London: Extinct undersea volcanoes may cause a rare type of earthquake that triggers powerful tsunami waves, according to a new finding that may lead to improved detection measures.
Tsunami earthquakes happen at relatively shallow depths in the ocean and are small in terms of their magnitude.
However, they create very large tsunamis, with some earthquakes that measure 5.6 on the Richter scale generating waves that reach up to ten metres when they hit the shore.
A global network of seismometers enables researchers to detect even the smallest earthquakes.
However, the challenge has been to determine which small magnitude events are likely to cause large tsunamis.
The study shows that tsunami earthquakes may be caused by extinct undersea volcanoes causing a "sticking point" between two sections of the Earth's crust called tectonic plates, where one plate slides under another.
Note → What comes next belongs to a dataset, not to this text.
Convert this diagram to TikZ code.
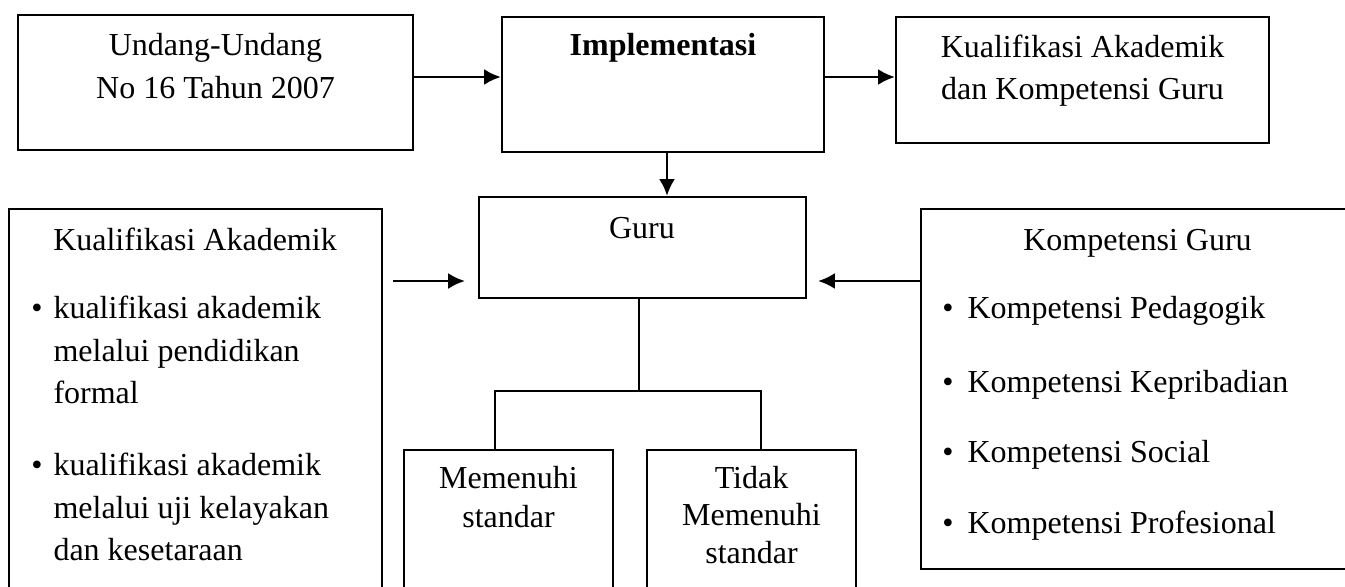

The researchers from Imperial College London and GNS Science in New Zealand used geophysical data collected for oil and gas exploration and historical accounts from eye witnesses relating to two tsunami earthquakes, which happened off the coast of New Zealand's north island in 1947.
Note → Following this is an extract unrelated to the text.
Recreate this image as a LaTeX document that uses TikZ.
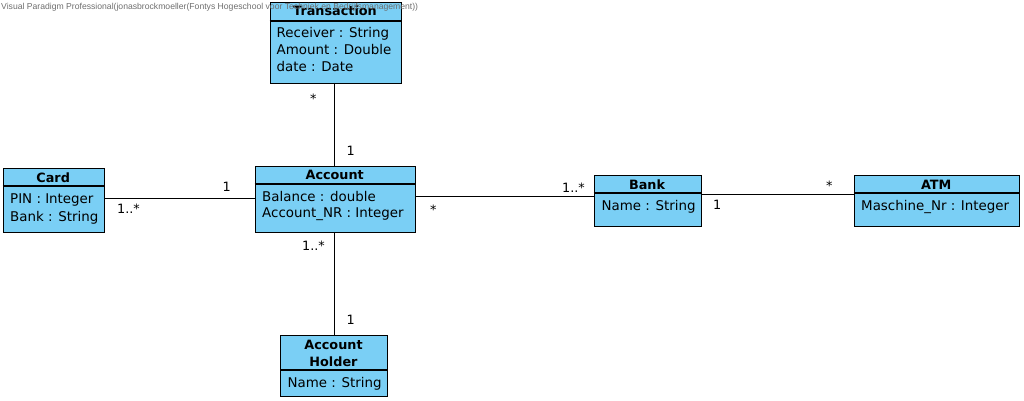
\documentclass[tikz,border=0pt]{standalone}
\usepackage{fontspec}
\setmainfont{DejaVu Sans}
\newfontfamily\wmfont{Liberation Sans}
\definecolor{clsfill}{RGB}{122,207,245}
\definecolor{wmgray}{RGB}{110,110,110}
\tikzset{
  cls/.style={draw=black, line width=1.2pt, fill=clsfill, rectangle, inner sep=0pt, anchor=north west},
  sep/.style={draw=black, line width=1.2pt},
  ttl/.style={anchor=base, inner sep=0pt, font=\fontsize{12.8}{16}\selectfont\bfseries},
  attr/.style={anchor=base west, inner sep=0pt, font=\fontsize{13.4}{16}\selectfont},
  mult/.style={anchor=base west, inner sep=0pt, font=\fontsize{12.8}{16}\selectfont},
  assoc/.style={draw=black, line width=1pt},
}
\begin{document}
\begin{tikzpicture}[x=1pt,y=-1pt]
\useasboundingbox (0,0) rectangle (1024,401);
% Transaction
\node[cls, minimum width=131.5pt, minimum height=81pt] (trans) at (269.5,2) {};
\draw[sep] (269.5,21) -- (401,21);
\node[ttl] (transT) at (335,15.3) {Transaction};
\node[attr] (transA1) at (276.5,37.5) {Receiver : String};
\node[attr] (transA2) at (276.5,55) {Amount : Double};
\node[attr] (transA3) at (276.5,71.7) {date : Date};
% Account
\node[cls, minimum width=160.5pt, minimum height=66pt] (acc) at (254.5,166) {};
\draw[sep] (254.5,184) -- (415,184);
\node[ttl] (accT) at (334.7,179) {Account};
\node[attr] (accA1) at (262,201) {Balance : double};
\node[attr] (accA2) at (262,217.7) {Account\_NR : Integer};
% Card
\node[cls, minimum width=101.5pt, minimum height=64pt] (card) at (2.5,168) {};
\draw[sep] (2.5,186) -- (104,186);
\node[ttl] (cardT) at (53.2,182) {Card};
\node[attr] (cardA1) at (10,203.3) {PIN : Integer};
\node[attr] (cardA2) at (10,221) {Bank : String};
% Bank
\node[cls, minimum width=107pt, minimum height=51pt] (bank) at (593.5,175) {};
\draw[sep] (593.5,193) -- (700.5,193);
\node[ttl] (bankT) at (647,189) {Bank};
\node[attr] (bankA1) at (601.5,210) {Name : String};
% ATM
\node[cls, minimum width=165.5pt, minimum height=51pt] (atm) at (853.5,175) {};
\draw[sep] (853.5,193) -- (1019,193);
\node[ttl] (atmT) at (936.2,189) {ATM};
\node[attr] (atmA1) at (861,210) {Maschine\_Nr : Integer};
% Account Holder
\node[cls, minimum width=107pt, minimum height=61pt] (hold) at (280,335) {};
\draw[sep] (280,370) -- (387,370);
\node[ttl] (holdT1) at (333.5,349) {Account};
\node[ttl] (holdT2) at (333.5,366.7) {Holder};
\node[attr] (holdA1) at (287.5,387) {Name : String};
% Associations
\coordinate (tb) at (334,83);
\draw[assoc] (tb) -- (tb |- acc.north);
\coordinate (cr) at (104,198);
\draw[assoc] (cr) -- (cr -| acc.west);
\coordinate (ar) at (415,196);
\draw[assoc] (ar) -- (ar -| bank.west);
\coordinate (br) at (700.5,194);
\draw[assoc] (br) -- (br -| atm.west);
\coordinate (ab) at (334,232);
\draw[assoc] (ab) -- (ab |- hold.north);
% Multiplicities
\node[mult] (m1) at (310,104) {*};
\node[mult] (m2) at (346.5,155.7) {1};
\node[mult] (m3) at (222.5,191.7) {1};
\node[mult] (m4) at (117,213.5) {1..*};
\node[mult] (m5) at (430,214) {*};
\node[mult] (m6) at (562,192) {1..*};
\node[mult] (m7) at (713,209) {1};
\node[mult] (m8) at (826,190) {*};
\node[mult] (m9) at (302,250.7) {1..*};
\node[mult] (m10) at (346.5,324) {1};
% Watermark
\node[anchor=base west, inner sep=0pt, text=wmgray] (wm) at (1,9.5) {\resizebox{417pt}{!}{\wmfont Visual Paradigm Professional(jonasbrockmoeller(Fontys Hogeschool voor Techniek en Bedrijfsmanagement))}};
\end{tikzpicture}
\end{document}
"Tsunami earthquakes don't create massive tremors like more conventional earthquakes such as the one that hit Japan in 2011, so residents and authorities in the past haven't had the same warning signals to evacuate," said Dr Rebecca Bell, from Department of Earth Science and Engineering at Imperial.
The team located two extinct volcanoes off the coast of Poverty Bay and Tolaga Bay that have been squashed and sunk beneath the crust off the coast of New Zealand, in a process called subduction.
The researchers suggest that the volcanoes provided a "sticking point" between part of the Earth's crust called the Pacific plate, which was trying to slide underneath the New Zealand plate.
This caused a build-up of energy, which was released in 1947, causing the plates to "unstick" and the Pacific plate to move and the volcanoes to become subsumed under New Zealand.
This release of the energy from both plates was unusually slow and close to the seabed, causing large movements of the sea floor, which led to the formation of very large tsunami waves.
All these factors combined, said the researchers, are factors that contribute to tsunami earthquakes.
The researchers believe the information they've gathered on these events could be used to locate similar zones around the world that could be at risk from tsunami earthquakes.
The study was published in the journal Earth and Planetary Science Letters.